## WHAT THE TASK REQUIRES:
Take the lines of the data below from the very first through the line containing "from bokeh.resources import INLINE" and output them exactly, pictures excluded.

## ENTRIES:
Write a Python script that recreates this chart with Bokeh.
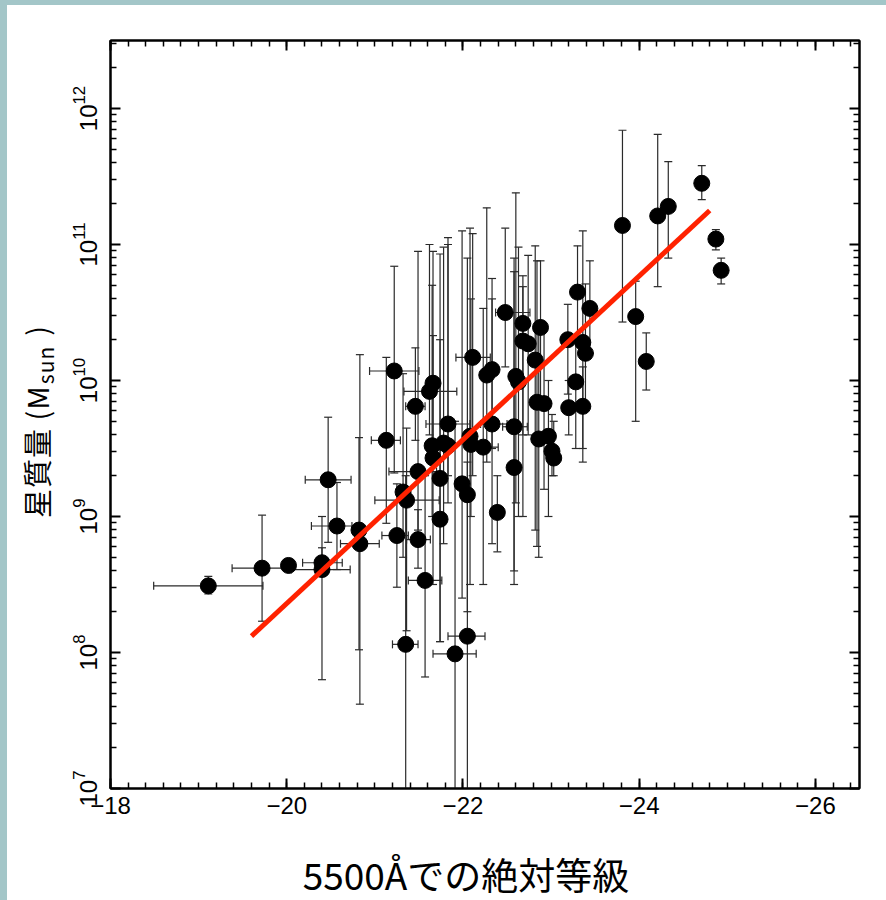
import numpy as np
from bokeh.plotting import figure
from bokeh.models import (Range1d, LinearAxis, FixedTicker, CustomLabelingPolicy, Div)
from bokeh.layouts import column, row
from bokeh.embed import file_html
from bokeh.resources import INLINE

# ---------------- data ----------------
# absolute magnitude at 5500 A
mag = [-19.11, -19.72, -20.02, -20.40, -20.40, -20.47, -20.57, -20.82, -20.83, -21.13,
       -21.22, -21.25, -21.32, -21.36, -21.35, -21.46, -21.49, -21.49, -21.57, -21.62,
       -21.66, -21.65, -21.66, -21.74, -21.74, -21.78, -21.83, -21.83, -21.91, -21.99,
       -22.05, -22.05, -22.08, -22.09, -22.11, -22.23, -22.27, -22.33, -22.33, -22.39,
       -22.48, -22.58, -22.58, -22.60, -22.63, -22.68, -22.88, -22.68, -22.74, -22.82,
       -22.84, -22.92, -22.86, -22.97, -23.01, -23.03, -23.19, -23.20, -23.28, -23.30,
       -23.36, -23.39, -23.36, -23.44, -23.81, -23.96, -24.08, -24.21, -24.33, -24.71,
       -24.87, -24.93]
# log10 stellar mass (M_sun)
log_mass = [8.49, 8.62, 8.64, 8.66, 8.61, 9.27, 8.93, 8.90, 8.80, 9.56,
            10.07, 8.86, 9.18, 9.12, 8.06, 9.81, 9.33, 8.83, 8.53, 9.92,
            9.98, 9.52, 9.43, 8.98, 9.28, 9.54, 9.52, 9.68, 7.99, 9.24,
            9.16, 8.12, 9.59, 9.53, 10.17, 9.51, 10.04, 10.08, 9.68, 9.03,
            10.50, 9.66, 9.36, 10.03, 9.99, 10.42, 10.39, 10.29, 10.27, 10.15,
            9.84, 9.83, 9.57, 9.59, 9.48, 9.43, 10.30, 9.80, 9.99, 10.65,
            10.28, 10.20, 9.81, 10.53, 11.14, 10.47, 10.14, 11.21, 11.28, 11.45,
            11.04, 10.81]
log_mass_lo = [8.43, 8.23, 8.60, 8.56, 7.80, 8.81, 8.61, 8.02, 7.62, 8.95,
               9.32, 8.48, 8.70, 8.16, 6.50, 9.56, 8.90, 8.62, 7.82, 9.60,
               9.40, 9.00, 8.50, 8.08, 8.08, 8.80, 9.10, 9.30, 6.50, 8.40,
               8.30, 6.50, 8.50, 9.00, 9.30, 8.50, 9.40, 9.50, 8.80, 8.74,
               10.10, 8.60, 8.50, 9.10, 9.00, 9.60, 9.80, 9.00, 9.60, 8.90,
               8.78, 9.20, 8.70, 9.00, 9.30, 9.30, 9.90, 9.60, 9.50, 10.30,
               9.50, 9.80, 9.40, 10.20, 10.43, 9.70, 9.93, 10.69, 10.90, 11.33,
               10.96, 10.71]
log_mass_hi = [8.56, 9.01, 8.68, 8.77, 9.00, 9.73, 9.25, 9.58, 10.19, 10.17,
               10.84, 9.24, 10.05, 9.65, 9.30, 10.24, 10.95, 9.05, 9.30, 11.00,
               10.95, 10.70, 10.33, 10.30, 10.93, 10.98, 11.00, 11.05, 9.70, 11.10,
               10.90, 9.40, 11.12, 10.60, 11.08, 10.53, 11.27, 10.75, 10.60, 9.30,
               11.12, 10.80, 10.90, 11.38, 10.98, 10.69, 10.88, 10.77, 10.92, 10.99,
               10.88, 10.40, 10.35, 10.00, 9.75, 9.70, 10.56, 10.00, 10.30, 10.99,
               11.10, 10.71, 10.10, 10.88, 11.84, 10.73, 10.35, 11.81, 11.61, 11.58,
               11.11, 10.90]
nan = float("nan")
mag_bright = [-18.49, -19.38, nan, -20.18, -20.05, -20.21, -20.28, nan, -20.61, -20.96,
              -20.94, -21.08, nan, -21.00, -21.20, -21.35, -21.16, -21.36, -21.38, -21.33,
              nan, nan, nan, nan, nan, nan, nan, -21.58, -21.66, nan,
              nan, -21.83, nan, nan, -21.92, -22.10, nan, nan, -22.20, nan,
              -22.37, -22.45, nan, nan, nan, nan, nan, nan, nan, nan,
              nan, nan, nan, nan, nan, nan, nan, nan, nan, nan,
              nan, nan, nan, nan, nan, nan, nan, nan, nan, nan,
              nan, nan]
mag_faint = [-19.73, -19.98, nan, -20.63, -20.72, -20.73, -20.74, nan, -21.05, -21.29,
             -21.50, -21.38, nan, -21.73, -21.49, -21.57, -21.70, -21.63, -21.76, -21.93,
             nan, nan, nan, nan, nan, nan, nan, -22.08, -22.15, nan,
             nan, -22.25, nan, nan, -22.31, -22.40, nan, nan, -22.50, nan,
             -22.76, -22.73, nan, nan, nan, nan, nan, nan, nan, nan,
             nan, nan, nan, nan, nan, nan, nan, nan, nan, nan,
             nan, nan, nan, nan, nan, nan, nan, nan, nan, nan,
             nan, nan]
# fitted relation (end points)
fit_mag = [-19.6, -24.8]
fit_log_mass = [8.12, 11.25]

x_ticks = [-18, -20, -22, -24, -26]
x_tick_labels = ["\u221218", "\u221220", "\u221222", "\u221224", "\u221226"]
y_decades = [7, 8, 9, 10, 11, 12]

x_label = "5500Åでの絶対等級"
y_label_main = "星質量 (M"
y_label_sub = "sun"
y_label_end = ")"

# ---------------- derived ----------------
mag_a = np.array(mag)
M = 10.0 ** np.array(log_mass)
Mlo = 10.0 ** np.array(log_mass_lo)
Mhi = 10.0 ** np.array(log_mass_hi)
mb = np.array(mag_bright)
mf = np.array(mag_faint)
hasx = ~np.isnan(mb)

ERR = "#2a2a2a"
CJK = "'Noto Sans CJK JP'"
TEAL = "#a3c6c8"

# ---------------- main plot ----------------
p = figure(width=824, height=845, output_backend="svg", toolbar_location=None,
           x_range=Range1d(-18, -26.5), y_range=Range1d(1e7, 10 ** 12.5),
           y_axis_type="log", min_border_left=48, min_border_right=27,
           min_border_top=35, min_border_bottom=62,
           background_fill_color="white", border_fill_color="white")
p.margin = (5, 0, 0, 0)
p.grid.visible = False
p.outline_line_color = "black"
p.outline_line_width = 2

# y error bars
p.segment(x0=mag_a, y0=Mlo, x1=mag_a, y1=Mhi, line_color=ERR, line_width=1.2)
p.scatter(np.concatenate([mag_a, mag_a]), np.concatenate([Mlo, Mhi]), marker="dash",
          size=8, line_color=ERR, line_width=1.2)
# x error bars
p.segment(x0=mb[hasx], y0=M[hasx], x1=mf[hasx], y1=M[hasx], line_color=ERR, line_width=1.2)
p.scatter(np.concatenate([mb[hasx], mf[hasx]]), np.concatenate([M[hasx], M[hasx]]),
          marker="dash", angle=np.pi / 2, size=8, line_color=ERR, line_width=1.2)
# points
p.scatter(mag_a, M, size=16, fill_color="black", line_color="black")
# fit
p.line(fit_mag, 10.0 ** np.array(fit_log_mass), line_color="#ff2200", line_width=5)

xt = FixedTicker(ticks=x_ticks, minor_ticks=list(np.round(np.arange(-18, -26.6, -0.2), 2)))
yt = FixedTicker(ticks=[10.0 ** d for d in y_decades],
                 minor_ticks=[k * 10.0 ** d for d in range(6, 13) for k in range(2, 10)])

def style(ax, size):
    ax.axis_line_width = 2
    ax.major_tick_in = 10
    ax.major_tick_out = 0
    ax.minor_tick_in = 6
    ax.minor_tick_out = 0
    ax.major_tick_line_width = 2
    ax.minor_tick_line_width = 1.5
    ax.major_label_text_font = "Liberation Sans"
    ax.major_label_text_font_size = size
    ax.major_label_text_color = "black"

bx = p.xaxis[0]
bx.ticker = xt
bx.major_label_overrides = dict(zip(x_ticks, x_tick_labels))
style(bx, "24px")
bx.major_label_standoff = 8

ly = p.yaxis[0]
ly.ticker = yt
ly.major_label_orientation = "vertical"
style(ly, "24px")
ly.major_label_standoff = 14

tx = LinearAxis(ticker=xt, major_label_policy=CustomLabelingPolicy(code="return []"))
style(tx, "1px")
tx.major_label_standoff = 0
p.add_layout(tx, "above")
ry = LinearAxis(ticker=yt, major_label_policy=CustomLabelingPolicy(code="return []"))
style(ry, "1px")
ry.major_label_standoff = 0
p.add_layout(ry, "right")

# ---------------- axis titles (HTML text, rotated for y) ----------------
y_html = (
    '<div style="position:relative;width:55px;height:845px;">'
    '<div style="position:absolute;left:0;top:0;width:845px;height:55px;box-sizing:border-box;'
    'padding-left:332px;padding-top:15px;line-height:29px;white-space:nowrap;letter-spacing:1px;'
    'transform-origin:0 0;transform:translate(0px,845px) rotate(-90deg);'
    f'font-family:{CJK};font-size:29px;color:black;">'
    f'{y_label_main}<span style="font-size:21px;position:relative;top:5px;margin-left:1px;">'
    f'{y_label_sub}</span><span style="margin-left:10px;">{y_label_end}</span></div></div>'
)
yl = Div(text=y_html, width=55, height=845, margin=(5, 0, 0, 7),
         styles={"background-color": "white", "overflow": "visible"})

x_html = (
    '<div style="position:relative;width:879px;height:50px;">'
    '<div style="position:absolute;left:459px;top:4px;transform:translateX(-50%);'
    f'white-space:nowrap;line-height:40px;font-family:{CJK};font-size:37px;color:black;">'
    f'{x_label}</div></div>'
)
xl = Div(text=x_html, width=879, height=50, margin=(0, 0, 0, 7),
         styles={"background-color": "white", "overflow": "visible"})

bg = (f"linear-gradient(to right, {TEAL} 7px, transparent 7px), "
      f"linear-gradient(to bottom, {TEAL} 5px, white 5px)")
layout = column(row(yl, p), xl, styles={"background": bg})
open("out.html", "w").write(file_html(layout, INLINE))
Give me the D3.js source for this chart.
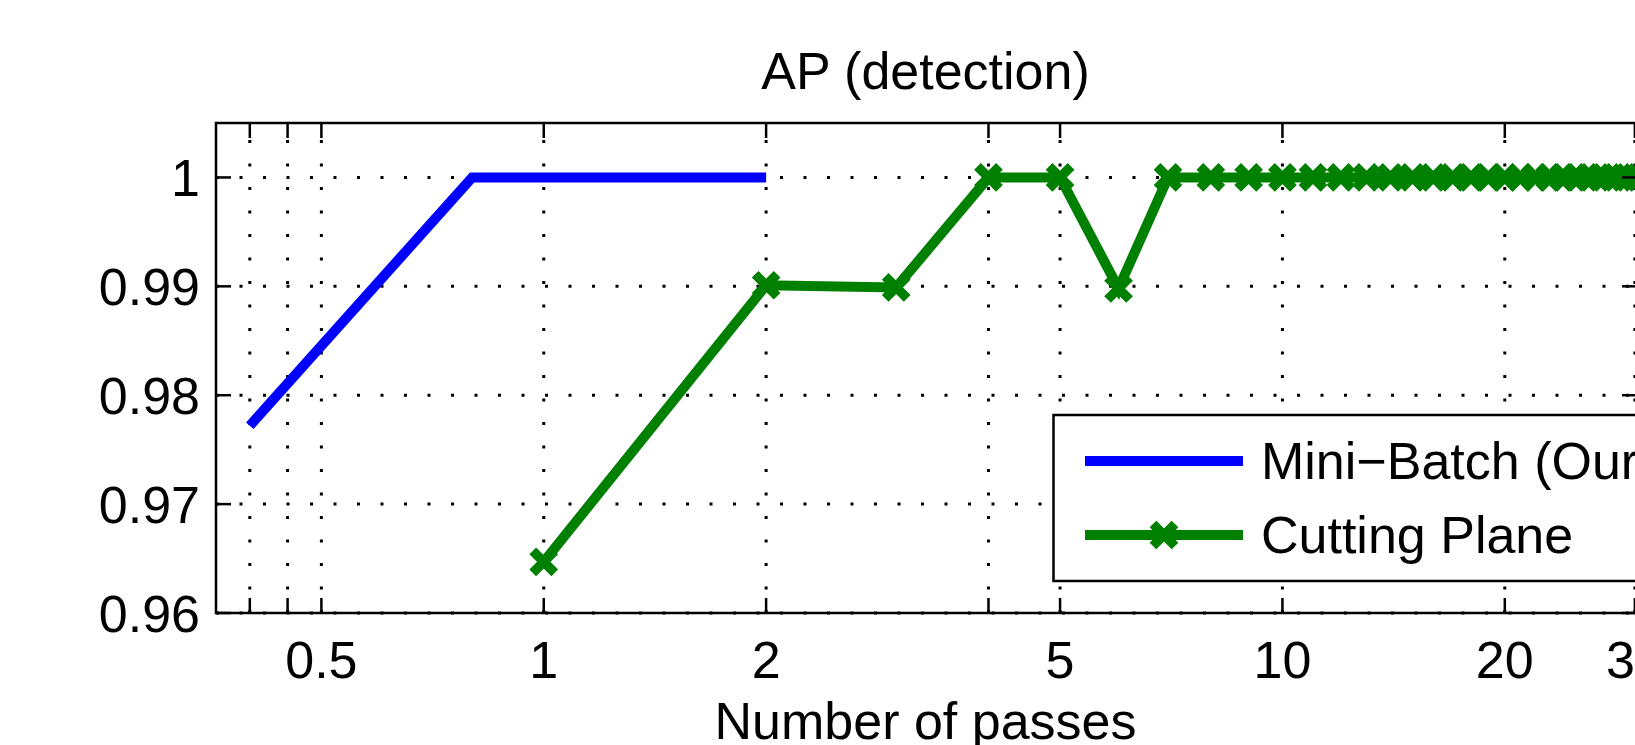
<!DOCTYPE html>
<html>
<head>
<meta charset="utf-8">
<script src="https://cdn.jsdelivr.net/npm/d3@7"></script>
<style>
  body { margin: 0; background: #fff; }
  svg text { font-family: "Liberation Sans", Arial, Helvetica, sans-serif; font-size: 52px; fill: #000; }
</style>
</head>
<body>
<svg id="chart" width="1635" height="745"></svg>
<script>
// ticks
const xTicks = [0.4, 0.45, 0.5, 1, 2, 4, 5, 10, 20, 30];
const xTickLabels = ["", "", "0.5", "1", "2", "", "5", "10", "20", "30"];
const yTicks = [0.96, 0.97, 0.98, 0.99, 1];
const yTickLabels = ["0.96", "0.97", "0.98", "0.99", "1"];

// series
const seriesNames = ["Mini\u2212Batch (Ours)", "Cutting Plane"];
const miniBatchPasses = [0.4, 0.8, 1.2, 1.6, 2];
const miniBatchAP = [0.9772, 1, 1, 1, 1];
const cuttingPlanePasses = [1, 2, 3, 4, 5, 6, 7, 8, 9, 10, 11, 12, 13, 14, 15,
  16, 17, 18, 19, 20, 21, 22, 23, 24, 25, 26, 27, 28, 29, 30];
const cuttingPlaneAP = [0.9647, 0.9901, 0.9899, 1, 1, 0.9898, 1, 1, 1, 1, 1, 1, 1, 1, 1,
  1, 1, 1, 1, 1, 1, 1, 1, 1, 1, 1, 1, 1, 1, 1];

const margin = {left: 216, right: 1637, top: 123, bottom: 613};
const blue = "#0000ff", green = "#008000";

const svg = d3.select("#chart");

const x = d3.scaleLog().domain([0.36, 30.2]).range([margin.left, margin.right]);
const y = d3.scaleLinear().domain([0.96, 1.005]).range([margin.bottom, margin.top]);

svg.append("clipPath").attr("id", "plotclip")
  .append("rect")
  .attr("x", margin.left).attr("y", margin.top)
  .attr("width", margin.right - margin.left).attr("height", margin.bottom - margin.top);

// dotted grid
const grid = svg.append("g")
  .attr("stroke", "#000").attr("stroke-width", 3).attr("stroke-dasharray", "3 20.5");
grid.selectAll("line.gx").data(xTicks).enter().append("line")
  .attr("x1", d => x(d)).attr("x2", d => x(d))
  .attr("y1", margin.bottom).attr("y2", margin.top);
grid.selectAll("line.gy").data(yTicks).enter().append("line")
  .attr("x1", margin.left).attr("x2", margin.right)
  .attr("y1", d => y(d)).attr("y2", d => y(d));

// lines
const line = d3.line().x(d => x(d[0])).y(d => y(d[1]));
const plot = svg.append("g").attr("clip-path", "url(#plotclip)");

plot.append("path")
  .datum(d3.zip(miniBatchPasses, miniBatchAP))
  .attr("d", line)
  .attr("fill", "none").attr("stroke", blue).attr("stroke-width", 10)
  .attr("stroke-linejoin", "miter");

const cp = d3.zip(cuttingPlanePasses, cuttingPlaneAP);
plot.append("path")
  .datum(cp)
  .attr("d", line)
  .attr("fill", "none").attr("stroke", green).attr("stroke-width", 10)
  .attr("stroke-linejoin", "miter");

const xMark = "M-11,-11L11,11M-11,11L11,-11";
svg.append("g").selectAll("path").data(cp).enter().append("path")
  .attr("d", xMark)
  .attr("transform", d => "translate(" + x(d[0]) + "," + y(d[1]) + ")")
  .attr("fill", "none").attr("stroke", green).attr("stroke-width", 9.5);

// axes box + ticks
const tickLen = 15;
const axes = svg.append("g").attr("stroke", "#000").attr("stroke-width", 2.5);
axes.append("rect")
  .attr("x", margin.left).attr("y", margin.top)
  .attr("width", margin.right - margin.left).attr("height", margin.bottom - margin.top)
  .attr("fill", "none");
xTicks.forEach(function(d) {
  axes.append("line").attr("x1", x(d)).attr("x2", x(d))
    .attr("y1", margin.bottom).attr("y2", margin.bottom - tickLen);
  axes.append("line").attr("x1", x(d)).attr("x2", x(d))
    .attr("y1", margin.top).attr("y2", margin.top + tickLen);
});
yTicks.forEach(function(d) {
  axes.append("line").attr("x1", margin.left).attr("x2", margin.left + tickLen)
    .attr("y1", y(d)).attr("y2", y(d));
  axes.append("line").attr("x1", margin.right).attr("x2", margin.right - tickLen)
    .attr("y1", y(d)).attr("y2", y(d));
});

// tick labels
svg.append("g").selectAll("text").data(xTicks).enter().append("text")
  .attr("x", d => x(d)).attr("y", margin.bottom + 65)
  .attr("text-anchor", "middle")
  .text((d, i) => xTickLabels[i]);
svg.append("g").selectAll("text").data(yTicks).enter().append("text")
  .attr("x", margin.left - 16).attr("y", d => y(d) + 19)
  .attr("text-anchor", "end")
  .text((d, i) => yTickLabels[i]);

// title and axis label
const cx = (margin.left + margin.right) / 2 - 1;
svg.append("text").attr("x", cx).attr("y", 89).attr("text-anchor", "middle").text("AP (detection)");
svg.append("text").attr("x", cx).attr("y", 739).attr("text-anchor", "middle").text("Number of passes");

// legend
const leg = svg.append("g");
leg.append("rect")
  .attr("x", 1053.5).attr("y", 415).attr("width", 700).attr("height", 166)
  .attr("fill", "#fff").attr("stroke", "#000").attr("stroke-width", 2.5);
const legY = [461, 535];
const legColors = [blue, green];
legY.forEach(function(ly, i) {
  leg.append("line").attr("x1", 1085).attr("x2", 1243).attr("y1", ly).attr("y2", ly)
    .attr("stroke", legColors[i]).attr("stroke-width", 10);
  leg.append("text").attr("x", 1261).attr("y", ly + 18).text(seriesNames[i]);
});
leg.append("path").attr("d", xMark)
  .attr("transform", "translate(1164," + legY[1] + ")")
  .attr("fill", "none").attr("stroke", green).attr("stroke-width", 9.5);
</script>
</body>
</html>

## CORRECT ANSWER:
Write a Python script that recreates this chart with Bokeh.
import numpy as np
from bokeh.plotting import figure
from bokeh.models import (Range1d, LinearAxis, FixedTicker, CustomLabelingPolicy, Div)
from bokeh.layouts import column, row
from bokeh.embed import file_html
from bokeh.resources import INLINE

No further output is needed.